Whether or not Diab is culpable, the 1980 bombing — believed to be the first attack on a synagogue since World War II — provoked much discussion and finger-pointing at the time.

Independent presidential John Anderson “blamed the series of attacks … on ‘indifference’ to bigotry and hatred,” JTA reported, while American Jewish organizations “charged the attacks were a result of ‘appeasement’ by France of the terrorist Palestine Liberation Organization.”

In addition to similar statements from the Conference of Presidents of Major American Jewish Organizations and other nondenominational Jewish groups, Rabbi Alexander Schindler, president of the Union of American Hebrew Congregations (now known as the Union for Reform Judaism), sent a cable to rabbi of the Paris synagogue, criticizing “official laxity and inattention to the violent nature of the anti-Semitic movement in France.” Like other American Jewish leaders, Schindler singled out the French government’s:

… willingness to accept the PLO as a legitimate party in the Middle East political scene, going so far as to urge that this band of assassins be “associated’ in future peace negotiations, must surely have emboldened the French counterparts of the PLO to engage in the same loathsome practices.”
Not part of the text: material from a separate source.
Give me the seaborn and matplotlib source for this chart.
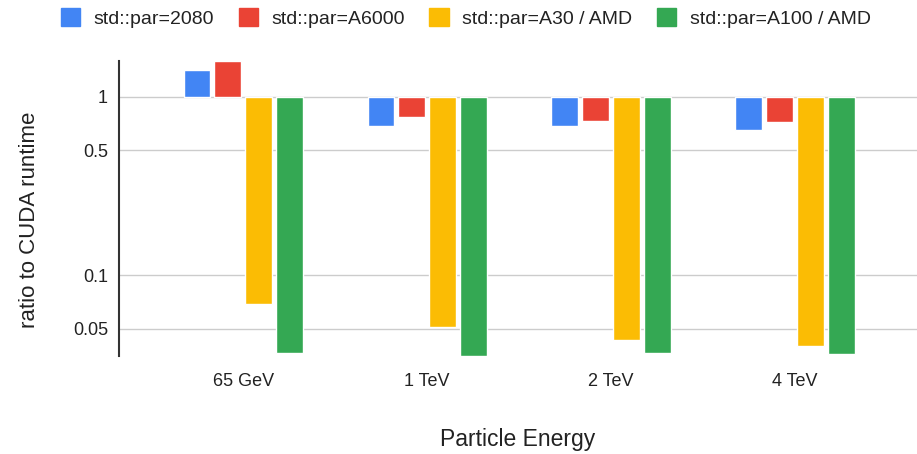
import numpy as np
import pandas as pd
import matplotlib
matplotlib.use("Agg")
import matplotlib.pyplot as plt
import seaborn as sns
from matplotlib.patches import Patch

energies = ["65 GeV", "1 TeV", "2 TeV", "4 TeV"]
series = ["std::par=2080", "std::par=A6000", "std::par=A30 / AMD", "std::par=A100 / AMD"]
ratio_2080 = [1.42, 0.69, 0.69, 0.65]
ratio_a6000 = [1.58, 0.77, 0.735, 0.72]
ratio_a30 = [0.0685, 0.0513, 0.0434, 0.040]
ratio_a100 = [0.0367, 0.0353, 0.0365, 0.0359]
colors = ["#4285F4", "#EA4335", "#FBBC04", "#34A853"]
yticks = [1, 0.5, 0.1, 0.05]
ytick_labels = ["1", "0.5", "0.1", "0.05"]

rows = []
for name, vals in zip(series, [ratio_2080, ratio_a6000, ratio_a30, ratio_a100]):
    for e, v in zip(energies, vals):
        rows.append({"energy": e, "series": name, "ratio": v})
df = pd.DataFrame(rows)
# bars grow from the ratio 1 baseline, so plot on log10 axis
df["log_ratio"] = np.log10(df["ratio"])

sns.set_style("white")
plt.rcParams["font.family"] = ["Liberation Sans", "DejaVu Sans"]
plt.rcParams["text.color"] = "#222222"

fig = plt.figure(figsize=(9.17, 4.54), dpi=100)
ax = fig.add_axes([0.130, 0.216, 0.870, 0.650])

sns.barplot(data=df, x="energy", y="log_ratio", hue="series", order=energies,
            hue_order=series, palette=colors, width=0.67, gap=0.13,
            saturation=1, legend=False, ax=ax, zorder=3)

ax.set_yticks(np.log10(yticks))
ax.set_yticklabels(ytick_labels, fontsize=13, color="#222222")
ax.set_ylim(-1.454, 0.202)
ax.set_xlim(-0.674, 3.663)
ax.grid(axis="y", color="#cccccc", linewidth=1, zorder=0)
ax.tick_params(axis="both", length=0, pad=8)
ax.tick_params(axis="x", labelsize=13, labelcolor="#222222", pad=12)
for s in ["top", "right", "bottom"]:
    ax.spines[s].set_visible(False)
ax.spines["left"].set_color("#333333")
ax.spines["left"].set_linewidth(1.5)

ax.set_xlabel("Particle Energy", fontsize=16.5, labelpad=28, color="#222222")
ax.set_ylabel("ratio to CUDA runtime", fontsize=16, color="#222222")
ax.yaxis.set_label_coords(-0.099, 0.46)

handles = [Patch(facecolor=c, edgecolor=c) for c in colors]
fig.legend(handles, series, loc="center", ncol=4, frameon=False,
           fontsize=14, bbox_to_anchor=(0.508, 1 - 18 / 454), handlelength=1.0,
           handleheight=1.0, columnspacing=1.25, handletextpad=0.7)

fig.savefig("out.png", dpi=100)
Meanwhile, tens of thousands of Jews marched in Paris for three consecutive days, joined by equal numbers of non-Jews:

Tens of thousands of non-Jews, trade unionists, students and politicians representing the entire spectrum of France’s political and social life, joined the Jewish demonstrators. The outpouring of solidarity and the universal rage over the attack prompted many observers to note that the French Jewish community has never been as strong as it is now and the anti-Semitic and neo-Nazi groups as small and as isolated.
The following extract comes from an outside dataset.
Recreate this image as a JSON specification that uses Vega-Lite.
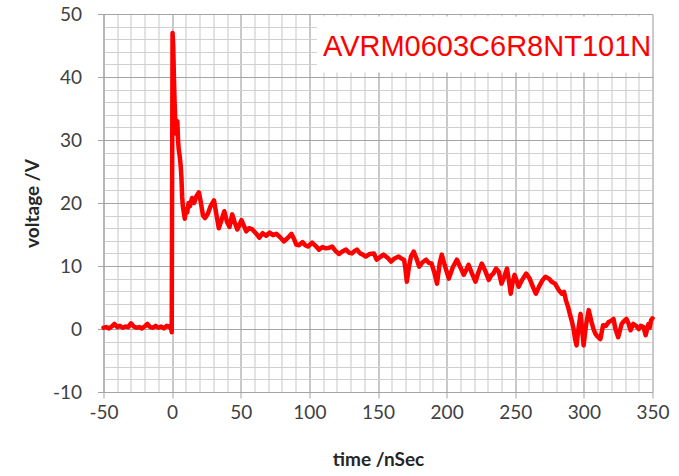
{
  "$schema": "https://vega.github.io/schema/vega-lite/v6.json",
  "width": 549,
  "height": 378,
  "autosize": {"type": "none"},
  "padding": {"left": 103.5, "top": 14, "right": 26.5, "bottom": 84},
  "background": "white",
  "config": {"view": {"stroke": null}},
  "layer": [
    {
      "data": {"values": [{"t": 105.5, "t2": 349.7, "v": 40.7, "v2": 49.6}]},
      "mark": {"type": "rect", "color": "white"},
      "encoding": {
        "x": {"field": "t", "type": "quantitative", "title": "time /nSec"},
        "x2": {"field": "t2"},
        "y": {"field": "v", "type": "quantitative", "title": "voltage /V"},
        "y2": {"field": "v2"}
      }
    },
    {
      "data": {"values": [
        {"t": -50, "v": 0.2}, {"t": -48, "v": 0.3}, {"t": -46, "v": 0.1}, {"t": -44, "v": 0.4}, {"t": -42, "v": 0.8},
        {"t": -40, "v": 0.3}, {"t": -38, "v": 0.5}, {"t": -36, "v": 0.2}, {"t": -34, "v": 0.4}, {"t": -32, "v": 0.3},
        {"t": -30, "v": 0.9}, {"t": -28, "v": 0.4}, {"t": -26, "v": 0.2}, {"t": -24, "v": 0.3}, {"t": -22, "v": 0.1},
        {"t": -20, "v": 0.4}, {"t": -18, "v": 0.8}, {"t": -16, "v": 0.3}, {"t": -14, "v": 0.2}, {"t": -12, "v": 0.5},
        {"t": -10, "v": 0.2}, {"t": -8, "v": 0.4}, {"t": -6, "v": 0.1}, {"t": -4, "v": 0.5}, {"t": -2, "v": 0.3},
        {"t": -1, "v": 0.6}, {"t": -0.3, "v": -0.5}, {"t": 0.3, "v": 47.0}, {"t": 0.8, "v": 45.0}, {"t": 1.3, "v": 40.0},
        {"t": 1.8, "v": 36.0}, {"t": 2.3, "v": 33.0}, {"t": 2.8, "v": 31.0}, {"t": 3.3, "v": 32.5}, {"t": 3.8, "v": 33.0},
        {"t": 4.3, "v": 30.0}, {"t": 4.8, "v": 28.5}, {"t": 5.5, "v": 27.5}, {"t": 6.2, "v": 26.0}, {"t": 6.8, "v": 24.0},
        {"t": 7.3, "v": 21.0}, {"t": 7.8, "v": 19.5}, {"t": 8.5, "v": 18.5}, {"t": 9.2, "v": 17.5}, {"t": 10, "v": 19.0},
        {"t": 11, "v": 18.5}, {"t": 12, "v": 20.0}, {"t": 13, "v": 19.5}, {"t": 14.5, "v": 20.8}, {"t": 16, "v": 20.0},
        {"t": 17.5, "v": 21.0}, {"t": 19.5, "v": 21.7}, {"t": 21, "v": 20.0}, {"t": 22.5, "v": 18.0}, {"t": 24, "v": 17.6},
        {"t": 26, "v": 18.3}, {"t": 28, "v": 19.5}, {"t": 30.5, "v": 20.4}, {"t": 32, "v": 18.5}, {"t": 34, "v": 16.0},
        {"t": 36, "v": 17.3}, {"t": 38, "v": 18.7}, {"t": 40, "v": 17.0}, {"t": 41.8, "v": 16.2}, {"t": 43.8, "v": 18.2},
        {"t": 45.5, "v": 17.0}, {"t": 47.5, "v": 15.8}, {"t": 49, "v": 16.5}, {"t": 50.5, "v": 17.3}, {"t": 52.5, "v": 16.3},
        {"t": 54, "v": 15.5}, {"t": 56, "v": 16.0}, {"t": 58.5, "v": 15.8}, {"t": 61, "v": 15.2}, {"t": 63.5, "v": 14.5},
        {"t": 66, "v": 15.2}, {"t": 68.5, "v": 14.8}, {"t": 71, "v": 15.3}, {"t": 73.5, "v": 14.9}, {"t": 76, "v": 15.1},
        {"t": 78.5, "v": 14.6}, {"t": 81.5, "v": 13.9}, {"t": 84, "v": 14.4}, {"t": 87, "v": 15.1}, {"t": 89, "v": 14.2},
        {"t": 90.5, "v": 13.4}, {"t": 92.5, "v": 13.3}, {"t": 95, "v": 13.8}, {"t": 97, "v": 13.3}, {"t": 99, "v": 13.1},
        {"t": 102, "v": 13.7}, {"t": 104.5, "v": 13.2}, {"t": 107, "v": 12.6}, {"t": 109.5, "v": 13.0}, {"t": 112, "v": 12.8},
        {"t": 114.5, "v": 12.9}, {"t": 116.5, "v": 13.1}, {"t": 119, "v": 12.4}, {"t": 121.6, "v": 11.9}, {"t": 124, "v": 12.3},
        {"t": 126.7, "v": 12.6}, {"t": 129, "v": 12.1}, {"t": 131, "v": 12.0}, {"t": 133, "v": 12.4}, {"t": 134.7, "v": 12.6},
        {"t": 137, "v": 12.0}, {"t": 139, "v": 11.8}, {"t": 141, "v": 11.5}, {"t": 144, "v": 11.9}, {"t": 147, "v": 12.0},
        {"t": 149, "v": 11.0}, {"t": 151.5, "v": 11.4}, {"t": 154, "v": 11.8}, {"t": 157, "v": 11.3}, {"t": 159.5, "v": 10.7},
        {"t": 162, "v": 11.2}, {"t": 165, "v": 11.5}, {"t": 167, "v": 11.2}, {"t": 169, "v": 11.0}, {"t": 170, "v": 9.5},
        {"t": 171, "v": 7.5}, {"t": 172.5, "v": 9.8}, {"t": 174, "v": 11.5}, {"t": 176, "v": 12.3}, {"t": 178, "v": 11.2},
        {"t": 180, "v": 9.9}, {"t": 182.5, "v": 10.6}, {"t": 185, "v": 11.0}, {"t": 187, "v": 10.5}, {"t": 189, "v": 10.4},
        {"t": 191, "v": 9.0}, {"t": 193, "v": 7.2}, {"t": 195, "v": 10.5}, {"t": 196.5, "v": 11.8}, {"t": 198.5, "v": 10.2},
        {"t": 201.6, "v": 8.0}, {"t": 204.5, "v": 9.8}, {"t": 207.5, "v": 11.0}, {"t": 210, "v": 9.8}, {"t": 212.5, "v": 8.6},
        {"t": 214.5, "v": 9.5}, {"t": 216, "v": 10.2}, {"t": 218.5, "v": 8.8}, {"t": 221, "v": 7.5}, {"t": 223.5, "v": 9.2},
        {"t": 225.6, "v": 10.4}, {"t": 228, "v": 9.3}, {"t": 230.7, "v": 7.8}, {"t": 232.5, "v": 8.5}, {"t": 234, "v": 8.8},
        {"t": 236, "v": 9.6}, {"t": 238, "v": 9.1}, {"t": 240, "v": 7.2}, {"t": 242, "v": 8.3}, {"t": 244, "v": 9.6},
        {"t": 245.5, "v": 7.5}, {"t": 246.7, "v": 5.6}, {"t": 248, "v": 7.3}, {"t": 249.5, "v": 8.6}, {"t": 251, "v": 7.7},
        {"t": 252.5, "v": 6.7}, {"t": 255, "v": 7.8}, {"t": 258, "v": 8.8}, {"t": 260.5, "v": 8.0}, {"t": 263, "v": 6.6},
        {"t": 265, "v": 5.6}, {"t": 267.5, "v": 6.8}, {"t": 270, "v": 7.8}, {"t": 272, "v": 8.3}, {"t": 274.5, "v": 8.0},
        {"t": 276.5, "v": 7.5}, {"t": 279, "v": 7.2}, {"t": 281.6, "v": 6.2}, {"t": 284, "v": 5.6}, {"t": 285.5, "v": 5.9},
        {"t": 287, "v": 4.5}, {"t": 288.5, "v": 3.5}, {"t": 290, "v": 2.2}, {"t": 291.5, "v": 1.0}, {"t": 292.5, "v": 0.0},
        {"t": 293.5, "v": -1.5}, {"t": 294.7, "v": -2.6}, {"t": 296, "v": 0.0}, {"t": 297.6, "v": 2.4}, {"t": 298.7, "v": 0.0},
        {"t": 299.8, "v": -2.6}, {"t": 301.5, "v": 0.5}, {"t": 303.5, "v": 3.0}, {"t": 305.6, "v": 1.1}, {"t": 307, "v": 0.0},
        {"t": 308.5, "v": -0.8}, {"t": 310, "v": -1.2}, {"t": 312, "v": -1.6}, {"t": 314, "v": 0.6}, {"t": 316, "v": 0.5},
        {"t": 318, "v": 1.1}, {"t": 320, "v": 1.3}, {"t": 321.6, "v": 1.6}, {"t": 323, "v": 0.0}, {"t": 325, "v": -1.3},
        {"t": 327.5, "v": 0.8}, {"t": 329, "v": 1.2}, {"t": 331, "v": 1.6}, {"t": 332.5, "v": 0.9}, {"t": 334, "v": -0.2},
        {"t": 336, "v": 0.8}, {"t": 338, "v": 0.5}, {"t": 340, "v": 0.0}, {"t": 341.5, "v": 0.5}, {"t": 343.5, "v": 0.3},
        {"t": 345, "v": -1.0}, {"t": 347, "v": 0.8}, {"t": 348, "v": 0.2}, {"t": 349, "v": 1.4}, {"t": 350, "v": 1.7}
      ]},
      "mark": {"type": "line", "color": "#ff0000", "strokeWidth": 4.5, "strokeJoin": "round", "strokeCap": "round"},
      "encoding": {
        "x": {
          "field": "t",
          "type": "quantitative",
          "title": "time /nSec",
          "scale": {"domain": [-50, 350], "nice": false, "zero": false},
          "axis": {
            "values": [-50, -40, -30, -20, -10, 0, 10, 20, 30, 40, 50, 60, 70, 80, 90, 100, 110, 120, 130, 140, 150, 160, 170, 180, 190, 200, 210, 220, 230, 240, 250, 260, 270, 280, 290, 300, 310, 320, 330, 340, 350],
            "tickCount": 100,
            "labelExpr": "datum.value % 50 === 0 ? '' + datum.value : ''",
            "labelFlush": false,
            "labelOverlap": false,
            "grid": true,
            "gridColor": {"condition": {"test": "datum.value % 50 === 0", "value": "#a4a4a4"}, "value": "#d0d0d0"},
            "gridWidth": 1.2,
            "tickColor": "#a4a4a4",
            "tickOpacity": {"condition": {"test": "datum.value % 50 === 0", "value": 1}, "value": 0},
            "tickSize": 6,
            "domainColor": "#a4a4a4",
            "labelFont": "Lato",
            "labelFontSize": 19,
            "labelColor": "#404040",
            "labelPadding": 5,
            "titleFont": "Lato",
            "titleFontSize": 19,
            "titleFontWeight": "bold",
            "titleColor": "#262626",
            "titleY": 73,
            "titleBaseline": "alphabetic"
          }
        },
        "y": {
          "field": "v",
          "type": "quantitative",
          "title": "voltage /V",
          "scale": {"domain": [-10, 50], "nice": false, "zero": false},
          "axis": {
            "values": [-10, -8, -6, -4, -2, 0, 2, 4, 6, 8, 10, 12, 14, 16, 18, 20, 22, 24, 26, 28, 30, 32, 34, 36, 38, 40, 42, 44, 46, 48, 50],
            "tickCount": 100,
            "labelExpr": "datum.value % 10 === 0 ? '' + datum.value : ''",
            "labelFlush": false,
            "labelOverlap": false,
            "grid": true,
            "gridColor": {"condition": {"test": "datum.value % 10 === 0", "value": "#a4a4a4"}, "value": "#d0d0d0"},
            "gridWidth": 1.2,
            "tickColor": "#a4a4a4",
            "tickOpacity": {"condition": {"test": "datum.value % 10 === 0", "value": 1}, "value": 0},
            "tickSize": 6,
            "domainColor": "#a4a4a4",
            "labelFont": "Lato",
            "labelFontSize": 19,
            "labelColor": "#404040",
            "labelPadding": 16,
            "titleFont": "Lato",
            "titleFontSize": 19,
            "titleFontWeight": "bold",
            "titleColor": "#262626",
            "titleX": -65,
            "titleY": 189,
            "titleBaseline": "alphabetic"
          }
        }
      }
    },
    {
      "data": {"values": [{"t": 109.9, "v": 43.3, "name": "AVRM0603C6R8NT101N"}]},
      "mark": {"type": "text", "align": "left", "baseline": "alphabetic", "font": "Liberation Sans", "fontSize": 29, "color": "#ff0000"},
      "encoding": {
        "x": {"field": "t", "type": "quantitative", "title": "time /nSec"},
        "y": {"field": "v", "type": "quantitative", "title": "voltage /V"},
        "text": {"field": "name"}
      }
    }
  ]
}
In addition to peaceful demonstrations, French Jewish groups reacted by organizing security efforts to supplement the government’s stepped-up policing, while others ominously spoke of plans to “seek revenge.”
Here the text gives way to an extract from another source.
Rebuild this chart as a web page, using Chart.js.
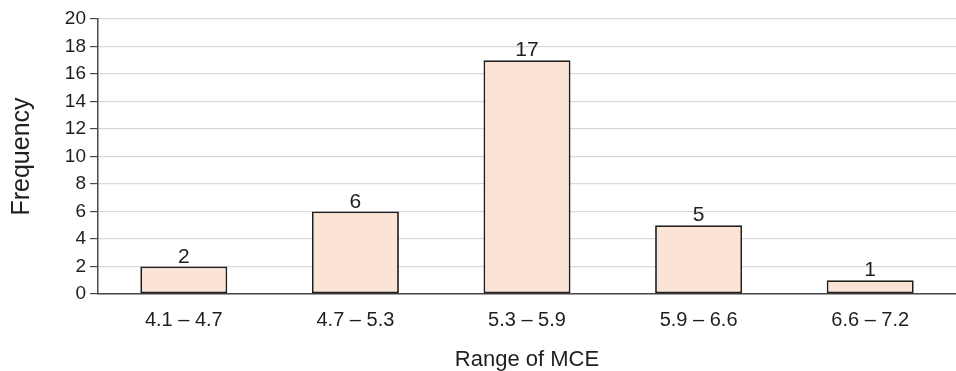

The interior of Rue Copernic Synagogue. (Wikimedia Commons)

Four months later such acts of revenge included two powerful rockets fired at the South Yemen Embassy in Paris by a group claiming to represent “The victims of the Rue Copernic Synagogue blast” and numerous vigilante incidents, including an attack on an 84-year-old man who shared the name of a known Nazi collaborator, also were reported.

Before those revenge incidents, in the days immediately following the synagogue bombing, Jewish anger was “so intense that”:

Jewish demonstrators yesterday tried to storm the Presidential residence, the Elysee Palace, and the Ministry of Interior, and came close to clashing with French riot police: Tourists or passersby who seemed to conform to the image of neo-Nazis — those with short-cropped hair and wearing conservative dark suits — were harassed or beaten up. Some were seen fleeing, with blood over their faces …

The demonstrators and almost the entire French Jewish leadership blamed the government, Giscard d’Estaing, Barre and Bonnet for Friday night’s tragedy.

Meanwhile, at the scene of the bombing, the area still looked “as if it had been the target of an air aid attack,” JTA noted.

Burned out cars litter the streets; buildings in a 100 meter area are wrecked, their windows shattered and their walls blackened by smoke. Local residents say that a day after the bombing they could still smell the stench of smoke and burned bodies.